Here's the thing that irritates me: British Summer Time is not real
. The position of the hands on a clock face are a measurement, and as such, should aim to measure as accurately as possible. But what are they measuring, exactly? Well... it gets a little more complicated than you might expect when you try to answer this question. Roughly, it's the position of the sun in the sky, but not relying on actually being able to see the sun, and extended through the hours of darkness, too. It's a measure of the Earth's rotation. As such, Noon
should mean the time when the sun reaches its highest elevation in the sky.

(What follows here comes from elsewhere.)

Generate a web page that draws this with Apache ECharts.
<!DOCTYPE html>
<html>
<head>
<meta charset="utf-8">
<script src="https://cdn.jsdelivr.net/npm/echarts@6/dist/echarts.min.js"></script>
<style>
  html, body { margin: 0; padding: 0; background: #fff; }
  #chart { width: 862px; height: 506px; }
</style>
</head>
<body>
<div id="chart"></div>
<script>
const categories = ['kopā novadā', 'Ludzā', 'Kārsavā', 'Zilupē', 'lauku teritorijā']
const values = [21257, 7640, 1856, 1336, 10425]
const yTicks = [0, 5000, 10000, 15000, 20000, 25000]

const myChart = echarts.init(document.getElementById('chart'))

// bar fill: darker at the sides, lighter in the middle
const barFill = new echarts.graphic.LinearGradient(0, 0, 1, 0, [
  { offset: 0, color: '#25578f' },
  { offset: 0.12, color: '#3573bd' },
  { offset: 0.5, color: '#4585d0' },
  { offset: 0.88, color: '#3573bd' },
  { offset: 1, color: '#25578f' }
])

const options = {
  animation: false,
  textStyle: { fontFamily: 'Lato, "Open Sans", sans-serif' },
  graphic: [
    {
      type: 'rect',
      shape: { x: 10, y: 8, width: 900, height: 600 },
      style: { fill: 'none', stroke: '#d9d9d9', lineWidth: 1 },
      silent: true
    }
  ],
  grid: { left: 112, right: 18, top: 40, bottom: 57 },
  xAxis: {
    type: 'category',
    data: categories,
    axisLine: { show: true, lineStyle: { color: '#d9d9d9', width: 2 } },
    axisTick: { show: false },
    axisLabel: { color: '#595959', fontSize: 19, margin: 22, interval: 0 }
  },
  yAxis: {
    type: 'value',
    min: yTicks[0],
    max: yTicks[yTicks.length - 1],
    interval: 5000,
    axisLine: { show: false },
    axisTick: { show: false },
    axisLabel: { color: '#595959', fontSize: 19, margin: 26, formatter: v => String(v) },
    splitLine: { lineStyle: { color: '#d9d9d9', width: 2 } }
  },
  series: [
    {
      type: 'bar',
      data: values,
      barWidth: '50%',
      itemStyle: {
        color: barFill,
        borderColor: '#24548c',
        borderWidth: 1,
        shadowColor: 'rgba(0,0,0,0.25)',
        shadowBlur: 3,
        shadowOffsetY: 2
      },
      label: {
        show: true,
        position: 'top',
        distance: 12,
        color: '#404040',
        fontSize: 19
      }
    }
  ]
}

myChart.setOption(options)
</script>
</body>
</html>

There are two things which make this an approximation. The first is the use of time zones. Here on the west coast of Wales, the sun sets fifteen minutes later than it does in London and similarly, noon - meaning the highest elevation of the sun - is fifteen minutes later as well. It used to be the case that every town operated to its own local time, but the coming of the railways made it necessary to keep the same time across the whole country. Imagine trying to devise a train timetable with a different time zone for each stop!

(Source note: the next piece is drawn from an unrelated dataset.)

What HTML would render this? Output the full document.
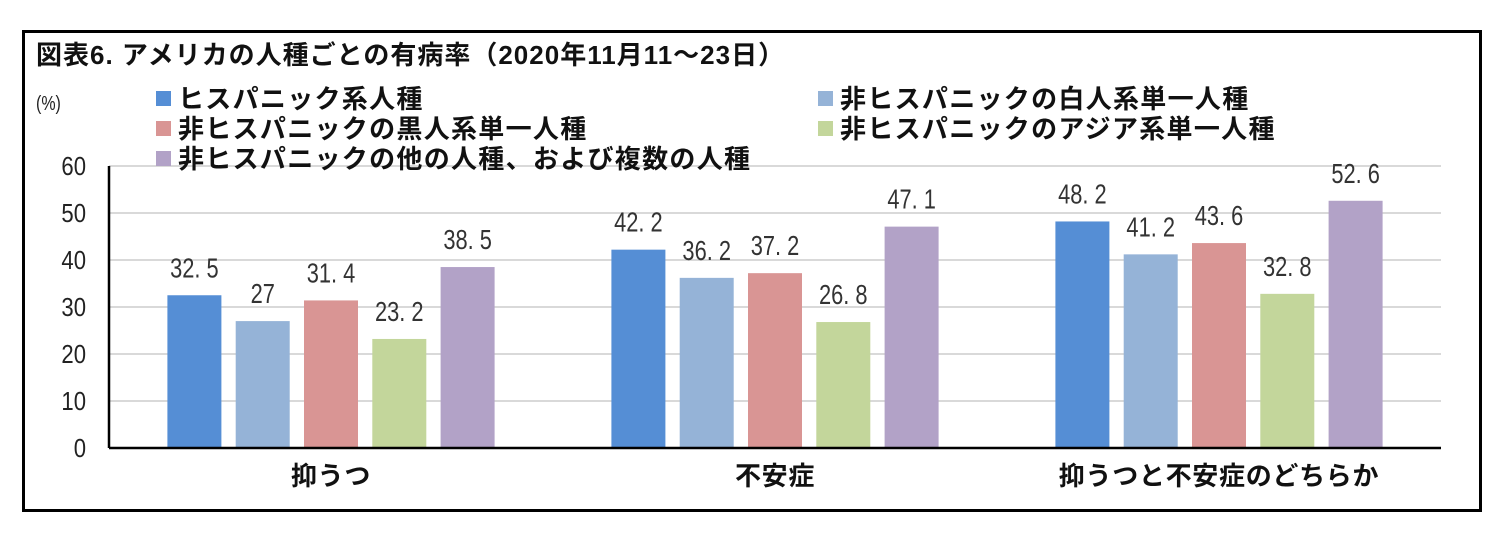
<!DOCTYPE html>
<html><head><meta charset="utf-8"><style>
body{margin:0;background:#fff;width:1507px;height:542px;overflow:hidden}
svg text{font-family:"Liberation Sans","Noto Sans CJK JP",sans-serif}
</style></head><body>
<svg id="c" width="1507" height="542">
<rect x="23.5" y="31.5" width="1457" height="479" fill="#fff" stroke="#000" stroke-width="3"/>
<text x="36" y="64" font-size="26" font-weight="bold" letter-spacing="1" fill="#111">図表6. アメリカの人種ごとの有病率（2020年11月11～23日）</text>
<text transform="translate(36,110) scale(0.8,1)" font-size="20" fill="#222">(%)</text>
<g id="grid"></g><g id="bars"></g><g id="legend"></g>
</svg>
<script>
const categories=["抑うつ","不安症","抑うつと不安症のどちらか"];
const seriesNames=["ヒスパニック系人種","非ヒスパニックの白人系単一人種","非ヒスパニックの黒人系単一人種","非ヒスパニックのアジア系単一人種","非ヒスパニックの他の人種、および複数の人種"];
const hispanic=[32.5,42.2,48.2];
const white=[27,36.2,41.2];
const black=[31.4,37.2,43.6];
const asian=[23.2,26.8,32.8];
const other=[38.5,47.1,52.6];
const yTicks=[0,10,20,30,40,50,60];
const labels=[["32.5","42.2","48.2"],["27","36.2","41.2"],["31.4","37.2","43.6"],["23.2","26.8","32.8"],["38.5","47.1","52.6"]];
const series=[hispanic,white,black,asian,other];
const colors=["#558ed5","#95b3d7","#d99594","#c3d69b","#b2a2c7"];
const NS="http://www.w3.org/2000/svg";
const x0=109,x1=1441,yb=448,yt=166;
const y=v=>yb-(v-0)/60*(yb-yt);
const gw=(x1-x0)/categories.length;
function mk(t,a,p){const e=document.createElementNS(NS,t);for(const k in a)e.setAttribute(k,a[k]);p.appendChild(e);return e;}
const grid=document.getElementById('grid'),bars=document.getElementById('bars'),leg=document.getElementById('legend');
yTicks.forEach(t=>{
 if(t>0){const l=mk('line',{x1:x0,x2:x1,y1:y(t),y2:y(t),stroke:'#d9d9d9','stroke-width':2},grid);
 
 }
 const tx=mk('text',{transform:`translate(86,${y(t)+9}) scale(0.85,1)`,'font-size':26,'text-anchor':'end',fill:'#222'},grid);tx.textContent=t;
 
 
});
const ax=mk('line',{x1:x0,x2:x0,y1:yt,y2:yb,stroke:'#000','stroke-width':2.5},grid);


const bw=54,step=68.3;
categories.forEach((c,i)=>{
 const cx=x0+gw*(i+0.5);
 series.forEach((s,j)=>{
  const bx=cx+(j-2)*step-bw/2;
  const r=mk('rect',{x:bx,y:y(s[i]),width:bw,height:yb-y(s[i]),fill:colors[j]},bars);
  
  
  const t=mk('text',{transform:`translate(${bx+bw/2},${y(s[i])-18}) scale(0.78,1)`,'font-size':28,'text-anchor':'middle',fill:'#333'},bars);t.textContent=labels[j][i].replace('.','. ');
  
  
 });
 const ct=mk('text',{x:cx,y:485,'font-size':26,'font-weight':'bold','letter-spacing':0.7,'text-anchor':'middle',fill:'#111'},bars);ct.textContent=c;
 
 
});
const bl=mk('line',{x1:x0,x2:x1,y1:yb,y2:yb,stroke:'#000','stroke-width':2.5},bars);


const lpos=[[156,108],[818,108],[156,138],[818,138],[156,168]];
seriesNames.forEach((n,j)=>{
 const g=mk('g',{},leg);
 
 
 mk('rect',{x:lpos[j][0],y:lpos[j][1]-17,width:15,height:15,fill:colors[j]},g);
 const t=mk('text',{x:lpos[j][0]+22,y:lpos[j][1],'font-size':26,'font-weight':'bold','letter-spacing':1.3,fill:'#111'},g);t.textContent=n;
});
</script>
</body></html>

I can see the sense in having the same time across the country, so the time is accurate to within about half an hour. For that purpose we all use Greenwich time (the political choice of a location right at the east of the country is also a little irritating - somewhere in the middle would be better), but what about the mean
part of GMT? This is mean
in the sense of average
and derives from the fact that noon-to-noon is not exactly 24 hours, most of the time. On some days it takes a little more and on other days a little less than 24 hours for the sun to return to its highest elevation in the sky.

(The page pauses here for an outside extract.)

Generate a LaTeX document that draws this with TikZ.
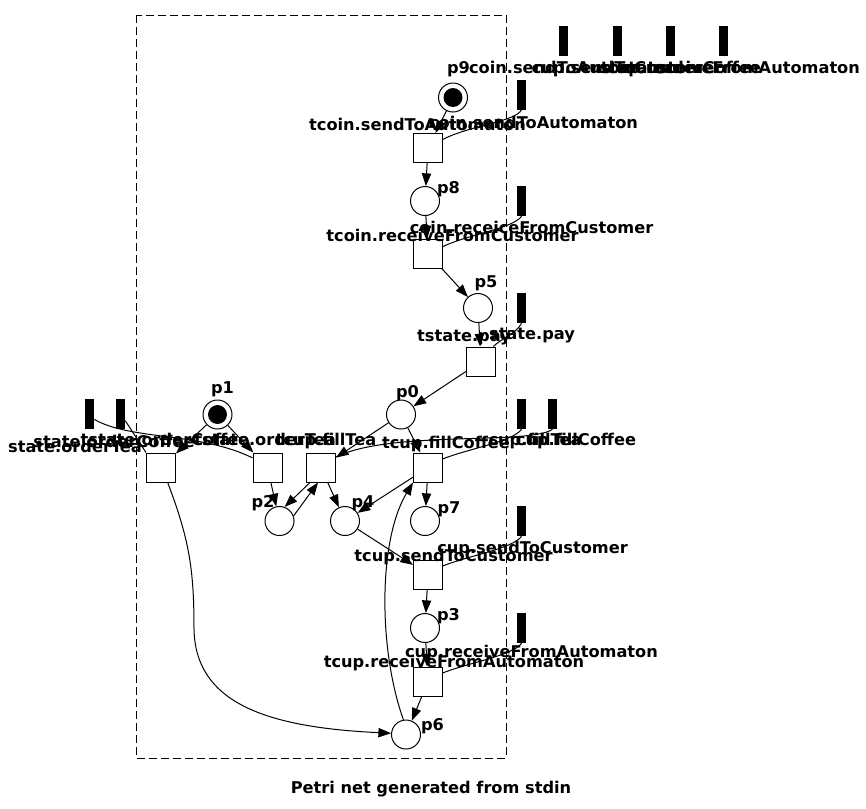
\documentclass[tikz,border=0pt]{standalone}
\usepackage{fontspec}
\setsansfont{DejaVu Sans}
\usetikzlibrary{arrows.meta}
\begin{document}
\begin{tikzpicture}[x=0.75pt,y=-0.75pt,
  place/.style={draw,circle,minimum size=21.75pt,inner sep=0pt,line width=0.75pt},
  trans/.style={draw,rectangle,minimum size=21.75pt,inner sep=0pt,line width=0.75pt},
  iface/.style={fill=black,minimum width=6.75pt,minimum height=22.5pt,inner sep=0pt},
  lbl/.style={font=\sffamily\bfseries\fontsize{12.15}{14}\selectfont,inner sep=0pt,anchor=base},
  arc/.style={line width=0.75pt,-{Triangle[length=9.5pt,width=7pt]}},
  link/.style={line width=0.75pt}]
\useasboundingbox (0,0) rectangle (866,808);
\draw[dash pattern=on 6pt off 3pt,line width=0.75pt] (136,15) rectangle (506,758);
% places
\node[place] (p9) at (453,97.5) {};
\node[place] (p8) at (425,201) {};
\node[place] (p5) at (478,308) {};
\node[place] (p0) at (401,414.5) {};
\node[place] (p1) at (217.5,414.5) {};
\node[place] (p2) at (279.5,521) {};
\node[place] (p4) at (345,521) {};
\node[place] (p7) at (425,521) {};
\node[place] (p3) at (425,628) {};
\node[place] (p6) at (406,734.5) {};
\fill (p9) circle[radius=7.1pt];
\fill (p1) circle[radius=7.1pt];
% transitions
\node[trans] (tcoinsend) at (428,148) {};
\node[trans] (tcoinrecv) at (428,253.5) {};
\node[trans] (tpay) at (481,361.5) {};
\node[trans] (tordercoffee) at (161,467.5) {};
\node[trans] (tordertea) at (267.5,467.5) {};
\node[trans] (tfilltea) at (321,467.5) {};
\node[trans] (tfillcoffee) at (428,467.5) {};
\node[trans] (tcupsend) at (428,574.5) {};
\node[trans] (tcuprecv) at (428,681.5) {};
% interface places
\node[iface] (bfree1) at (563.5,41) {};
\node[iface] (bfree2) at (617,41) {};
\node[iface] (bfree3) at (670.5,41) {};
\node[iface] (bfree4) at (723.5,41) {};
\node[iface] (bcoinsend) at (521.5,94.5) {};
\node[iface] (bcoinrecv) at (521.5,201) {};
\node[iface] (bpay) at (521.5,308) {};
\node[iface] (bfilltea) at (521.5,414) {};
\node[iface] (bfillcoffee) at (552.5,414) {};
\node[iface] (bcupsend) at (521.5,521) {};
\node[iface] (bcuprecv) at (521.5,628) {};
\node[iface] (bordertea) at (89.5,414) {};
\node[iface] (bordercoffee) at (120.5,414) {};
% arcs
\draw[arc] (p9) -- (tcoinsend);
\draw[arc] (tcoinsend) -- (p8);
\draw[arc] (p8) -- (tcoinrecv);
\draw[arc] (tcoinrecv) -- (p5);
\draw[arc] (p5) -- (tpay);
\draw[arc] (tpay) -- (p0);
\draw[arc] (p0) -- (tfilltea);
\draw[arc] (p0) -- (tfillcoffee);
\draw[arc] ([xshift=-8.25pt]tfilltea.south) -- (p2.70);
\draw[arc] (p2.20) -- ([xshift=-2.25pt]tfilltea.south);
\draw[arc] (tfilltea) -- (p4);
\draw[arc] (tfillcoffee) -- (p4);
\draw[arc] (tfillcoffee) -- (p7);
\draw[arc] (p6.100) .. controls +(-25,-70) and +(-35,58) .. (tfillcoffee.south west);
\draw[arc] ([xshift=5pt]tordercoffee.south) .. controls +(22,58) and +(0,-60) .. (194,630)
  .. controls +(2,70) and +(-131,-6) .. (p6.175);
\draw[arc] (tordertea) -- (p2);
\draw[arc] (p1) -- (tordercoffee);
\draw[arc] (p1) -- (tordertea);
\draw[arc] (p4) -- (tcupsend);
\draw[arc] (tcupsend) -- (p3);
\draw[arc] (p3) -- (tcuprecv);
\draw[arc] (tcuprecv) -- (p6);
% interface links
\draw[link] (bcoinsend.south) .. controls +(-6,12) and +(27,-14) .. (tcoinsend.30);
\draw[link] (bcoinrecv.south) .. controls +(-8,12) and +(25,-12) .. (tcoinrecv.25);
\draw[link] (bpay.south) .. controls +(-5,10) and +(8,-8) .. ([xshift=-2pt]tpay.north east);
\draw[link] (bfilltea.south) .. controls +(-8,12) and +(25,-10) .. (tfillcoffee.30);
\draw[link] (bfillcoffee.south) .. controls +(-22,16) and +(54,-27) .. (tfilltea.35);
\draw[link] (bcupsend.south) .. controls +(-8,12) and +(25,-10) .. (tcupsend.30);
\draw[link] (bcuprecv.south) .. controls +(-8,12) and +(25,-10) .. (tcuprecv.30);
\draw[link] ([yshift=-5pt]bordercoffee.east) -- (tordercoffee.north west);
\draw[link] ([yshift=-4pt]bordertea.east) .. controls +(36,21) and +(-53,-26) .. ([yshift=-4pt]tordertea.north west);
% labels
\node[lbl] (lp9) at (458.5,73) {p9};
\node[lbl] (lfree1) at (573.5,73) {coin.sendToAutomaton};
\node[lbl] (lfree2) at (627,73) {cup.sendToCustomer};
\node[lbl] (lfree3) at (680.5,73) {state.orderCoffee};
\node[lbl] (lfree4) at (733.5,73) {cup.receiveFromAutomaton};
\node[lbl] (ltcoinsend) at (417.5,130) {tcoin.sendToAutomaton};
\node[lbl] (lbcoinsend) at (533.5,128) {coin.sendToAutomaton};
\node[lbl] (lp8) at (448.5,193) {p8};
\node[lbl] (lbcoinrecv) at (531.5,233) {coin.receiceFromCustomer};
\node[lbl] (ltcoinrecv) at (452.5,241) {tcoin.receiveFromCustomer};
\node[lbl] (lp5) at (486,287) {p5};
\node[lbl] (ltpay) at (464,341) {tstate.pay};
\node[lbl] (lbpay) at (532,339) {state.pay};
\node[lbl] (lp0) at (407.5,397) {p0};
\node[lbl] (lp1) at (222.5,393) {p1};
\node[lbl] (lbordertea) at (75,452) {state.orderTea};
\node[lbl] (lbordercoffee) at (114,447) {state.orderCoffee};
\node[lbl] (ltordercoffee) at (165,445) {tstate.orderCoffee};
\node[lbl] (ltordertea) at (265,445) {tstate.orderTea};
\node[lbl] (ltfilltea) at (326,445) {tcup.fillTea};
\node[lbl] (ltfillcoffee) at (446,448) {tcup.fillCoffee};
\node[lbl] (lbfilltea) at (535,445) {cup.fillTea};
\node[lbl] (lbfillcoffee) at (576,445) {cup.fillCoffee};
\node[lbl] (lp2) at (263,507) {p2};
\node[lbl] (lp4) at (363,507) {p4};
\node[lbl] (lp7) at (449,513) {p7};
\node[lbl] (lbcupsend) at (532.5,553) {cup.sendToCustomer};
\node[lbl] (ltcupsend) at (453.5,561) {tcup.sendToCustomer};
\node[lbl] (lp3) at (448.5,620) {p3};
\node[lbl] (lbcuprecv) at (531.5,657) {cup.receiveFromAutomaton};
\node[lbl] (ltcuprecv) at (454,667) {tcup.receiveFromAutomaton};
\node[lbl] (lp6) at (432.5,730) {p6};
\node[lbl] (title) at (431,793) {Petri net generated from stdin};
\end{tikzpicture}
\end{document}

The reason for this variation is the eliptical shape of the Earth's orbit around the Sun. I was going to give you a brief explanation there, but then I looked it up and it got complicated. If you're interested, Wikepedia has a lengthy article on the subject. The upshot is that some of the time, a sundial is fast relative to a clock, and some of the time it is slow. When clocks were new, the sundial was taken to be correct and an adjustment was applied to the new-fangled clocks to calculate the correct, sundial time. Nowadays, if you are so inclined, you can apply the adjustment (in reverse) to sundial-time to get the correct
time as per a clock.
This leaves me in a quandry. I share the modern instinct that the regular clock, with exactly 24 hours each day, is the more correct measure of passing time, but if the sundial, which reliably reports the position of the sun, is inaccurate, what are we measuring with the clock? The concept time of day
has become abstracted away from the position of the sun, and that abstraction opens the door to people mucking around with it, with time zones and daylight saving. This feels wrong, as if we've somehow become separated from a fundamental aspect of the natural world. I am very tempted to set up a sundial in my garden and use only that for timekeeping. If only we had more sunlight.